In un clima di estremo rigore e controllo trova spazio un altro esempio a testimonianza della censura perpetuata dal governo cinese.
Un episodio insignificante di per sé ma, che se ben contestualizzato, dimostra l’avvento di una vera digitalizzazione autoritaria è il seguente.
Il protagonista è Winnie the Pooh, il celebre orsetto di fantasia creato della Disney nel 1926, del quale è scomparso qualsiasi riferimento della rete informatica asiatica, poiché utilizzato dall’opposizione – a fronte della somiglianza – per opere di schermita nei confronti del presidente Xi Jinping.
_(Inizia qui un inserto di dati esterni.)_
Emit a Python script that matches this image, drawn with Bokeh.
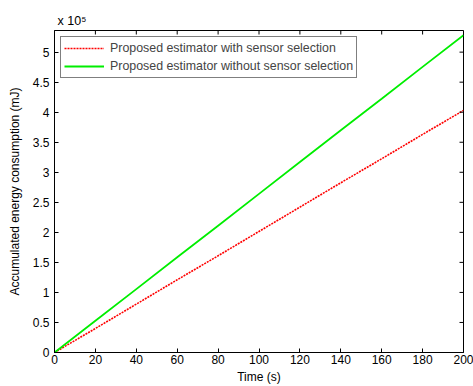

Le più vigorose azioni digitali di manipolazione e di coercizione si sono però concentrate nella regione dello Xinjiang, zona da sempre abitata dalla minoranza etnica uigura, trasformata in un solo decennio in un Big Brother in stile orwelliano, divenendo un ampio centro di controllo e di videosorveglianza, in cui ogni cittadino è schedato e monitorato in ogni suo spostamento.
Sono però purtroppo molti altri esempi di digitalizzazione autoritaria, o meglio di tecnoautocrazia; l’ultimo, in ordine temporale, solo poche settimane fa nell’Europa più orientale.
Ciò il cui mondo è ricaduto da quasi un mese preannuncia il ritorno ad un controllo statale inesorabile, a testimonianza del rapporto mai interrottosi tra cittadini, l’accerchiamento e il controllo statale. In uno scenario geopolitico di difficile interpretazione su tutti i fronti, la scelta di Putin di “cestinare” i più importanti social di informazione – proiezione della megalomania occidentale – ne rappresenta la più tetra escalation, determinando l’approdo verso una realtà di informazione primordiale, distorta e quindi più facilmente manipolabile.
Da presidente a digital dictator, la strada è semplice: si va così a delineare la rappresentazione di una verità messa in scena, in cui gli eventi vengono organizzati in funzione della loro rappresentazione e proiezione mediatica. Da sempre ad ogni verità messa in scena corrisponde ad una verità taciuta, stravolta e manipolata.
[1] G. Bocca, Annus Horribilis, Feltrinelli Editore, Milano 2010.